---------- DATA BLOCK ----------

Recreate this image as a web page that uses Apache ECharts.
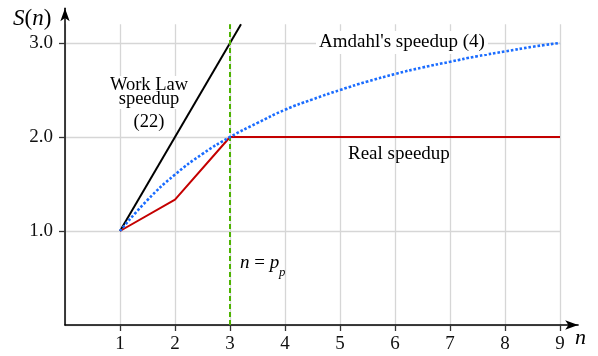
<!DOCTYPE html>
<html><head><meta charset="utf-8">
<script src="https://cdn.jsdelivr.net/npm/echarts@6/dist/echarts.min.js"></script>
<style>html,body{margin:0;padding:0;background:#fff}#c{width:598px;height:356px}</style>
</head><body><div id="c"></div>
<script>
// ---- data ----
const xTicks = [1, 2, 3, 4, 5, 6, 7, 8, 9];
const yTicks = [1, 2, 3];
const workLawN = [1, 3.2];
const workLawS = [1, 3.2];
const amdahlN = [1, 1.5, 2, 2.5, 3, 3.5, 4, 4.5, 5, 5.5, 6, 6.5, 7, 7.5, 8, 8.5, 9];
const amdahlS = [1.0, 1.33, 1.6, 1.82, 2.0, 2.15, 2.29, 2.4, 2.5, 2.59, 2.67, 2.74, 2.8, 2.86, 2.91, 2.96, 3.0];
const realN = [1, 2, 3, 9];
const realS = [1.0, 1.333, 2.0, 2.0];
const pp = 3;

const FF = '"Liberation Serif", "Times New Roman", serif';
const zip = (a, b) => a.map((v, i) => [v, b[i]]);

// ---- layout ----
const X0 = 65, Y0 = 325, UX = 55, UY = 94;
const xMaxA = 9, yMaxA = 3.2, xMaxB = 9.33, yMaxB = 3.37;

const chart = echarts.init(document.getElementById('c'), null, {renderer: 'canvas'});
chart.setOption({
  animation: false,
  backgroundColor: '#fff',
  grid: [
    {left: X0, top: Y0 - yMaxA * UY, width: xMaxA * UX, height: yMaxA * UY},
    {left: X0, top: Y0 - yMaxB * UY, width: xMaxB * UX, height: yMaxB * UY}
  ],
  xAxis: [
    {gridIndex: 0, type: 'value', min: 0, max: xMaxA, interval: 1,
     axisLine: {show: false}, axisTick: {show: false}, axisLabel: {show: false},
     splitLine: {show: true, lineStyle: {color: '#d6d6d6', width: 1.3}}},
    {gridIndex: 1, type: 'value', min: 0, max: xMaxB, interval: 1,
     axisLine: {show: true, onZero: false, symbol: ['none', 'arrow'], symbolSize: [7, 13],
                lineStyle: {color: '#000', width: 1.5}},
     axisTick: {show: true, customValues: xTicks, length: 6, lineStyle: {color: '#333', width: 1.3}},
     axisLabel: {show: true, customValues: xTicks, margin: 10, fontSize: 19, fontFamily: FF, color: '#111'},
     splitLine: {show: false}}
  ],
  yAxis: [
    {gridIndex: 0, type: 'value', min: 0, max: yMaxA, interval: 1,
     axisLine: {show: false}, axisTick: {show: false}, axisLabel: {show: false},
     splitLine: {show: true, showMaxLine: false, lineStyle: {color: '#d6d6d6', width: 1.3}}},
    {gridIndex: 1, type: 'value', min: 0, max: yMaxB, interval: 1,
     axisLine: {show: true, onZero: false, symbol: ['none', 'arrow'], symbolSize: [7, 13],
                lineStyle: {color: '#000', width: 1.5}},
     axisTick: {show: true, customValues: yTicks, length: 6, lineStyle: {color: '#333', width: 1.3}},
     axisLabel: {show: true, customValues: yTicks, margin: 12, fontSize: 19, fontFamily: FF, color: '#111',
                 formatter: v => Number(v).toFixed(1)},
     splitLine: {show: false}}
  ],
  series: [
    {name: 'Work Law', type: 'line', xAxisIndex: 0, yAxisIndex: 0, data: zip(workLawN, workLawS),
     symbol: 'none', clip: false, lineStyle: {color: '#000', width: 2}, z: 3},
    {name: 'Real', type: 'line', xAxisIndex: 0, yAxisIndex: 0, data: zip(realN, realS),
     symbol: 'none', lineStyle: {color: '#c40000', width: 2}, z: 4,
     markLine: {silent: true, symbol: 'none', label: {show: false},
                lineStyle: {color: '#4db300', width: 2, type: [5, 3]},
                data: [{xAxis: pp}]}},
    {name: 'Amdahl', type: 'line', xAxisIndex: 0, yAxisIndex: 0, data: zip(amdahlN, amdahlS),
     symbol: 'none', smooth: true, lineStyle: {color: '#1a6cff', width: 2.6, type: [2.6, 1.9]}, z: 5}
  ],
  graphic: [
    {type: 'text', x: 13, y: 19, silent: true, style: {
      text: '{i|S}{r|(}{i|n}{r|)}', fill: '#000', align: 'left', verticalAlign: 'middle',
      rich: {i: {fontStyle: 'italic', fontSize: 23, fontFamily: FF}, r: {fontSize: 23, fontFamily: FF}}}},
    {type: 'text', x: 575, y: 338, silent: true, style: {
      text: 'n', fill: '#000', align: 'left', verticalAlign: 'middle',
      fontStyle: 'italic', fontSize: 22, fontFamily: FF}},
    {type: 'text', x: 149, y: 85.5, silent: true, z: 10, style: {
      text: 'Work Law', fill: '#000', align: 'center', verticalAlign: 'middle', fontSize: 18.5, fontFamily: FF,
      backgroundColor: '#fff', padding: [0, 1]}},
    {type: 'text', x: 149, y: 99.5, silent: true, z: 10, style: {
      text: 'speedup', fill: '#000', align: 'center', verticalAlign: 'middle', fontSize: 18.5, fontFamily: FF,
      backgroundColor: '#fff', padding: [0, 1]}},
    {type: 'text', x: 149, y: 122.5, silent: true, z: 10, style: {
      text: '(22)', fill: '#000', align: 'center', verticalAlign: 'middle', fontSize: 18.5, fontFamily: FF,
      backgroundColor: '#fff', padding: [2, 1]}},
    {type: 'text', x: 316, y: 42.5, silent: true, z: 10, style: {
      text: "Amdahl's speedup (4)", fill: '#000', align: 'left', verticalAlign: 'middle', fontSize: 19, fontFamily: FF,
      backgroundColor: '#fff', padding: [2, 3]}},
    {type: 'text', x: 348, y: 154.5, silent: true, style: {
      text: 'Real speedup', fill: '#000', align: 'left', verticalAlign: 'middle', fontSize: 19, fontFamily: FF}},
    {type: 'text', x: 240, y: 263, silent: true, style: {
      text: '{i|n}{r| = }{i|p}', fill: '#000', align: 'left', verticalAlign: 'middle',
      rich: {i: {fontStyle: 'italic', fontSize: 19, fontFamily: FF}, r: {fontSize: 19, fontFamily: FF}}}},
    {type: 'text', x: 279, y: 272.5, silent: true, style: {
      text: 'p', fill: '#000', align: 'left', verticalAlign: 'middle',
      fontStyle: 'italic', fontSize: 13, fontFamily: FF}}
  ]
});
</script>
</body></html>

----------

Restate exactly, please, only the lines between the start of the data and the line containing "const xMaxA = 9, yMaxA", both ends included, skipping the pictures.

Recreate this image as a web page that uses Apache ECharts.
<!DOCTYPE html>
<html><head><meta charset="utf-8">
<script src="https://cdn.jsdelivr.net/npm/echarts@6/dist/echarts.min.js"></script>
<style>html,body{margin:0;padding:0;background:#fff}#c{width:598px;height:356px}</style>
</head><body><div id="c"></div>
<script>
// ---- data ----
const xTicks = [1, 2, 3, 4, 5, 6, 7, 8, 9];
const yTicks = [1, 2, 3];
const workLawN = [1, 3.2];
const workLawS = [1, 3.2];
const amdahlN = [1, 1.5, 2, 2.5, 3, 3.5, 4, 4.5, 5, 5.5, 6, 6.5, 7, 7.5, 8, 8.5, 9];
const amdahlS = [1.0, 1.33, 1.6, 1.82, 2.0, 2.15, 2.29, 2.4, 2.5, 2.59, 2.67, 2.74, 2.8, 2.86, 2.91, 2.96, 3.0];
const realN = [1, 2, 3, 9];
const realS = [1.0, 1.333, 2.0, 2.0];
const pp = 3;

const FF = '"Liberation Serif", "Times New Roman", serif';
const zip = (a, b) => a.map((v, i) => [v, b[i]]);

// ---- layout ----
const X0 = 65, Y0 = 325, UX = 55, UY = 94;
const xMaxA = 9, yMaxA = 3.2, xMaxB = 9.33, yMaxB = 3.37;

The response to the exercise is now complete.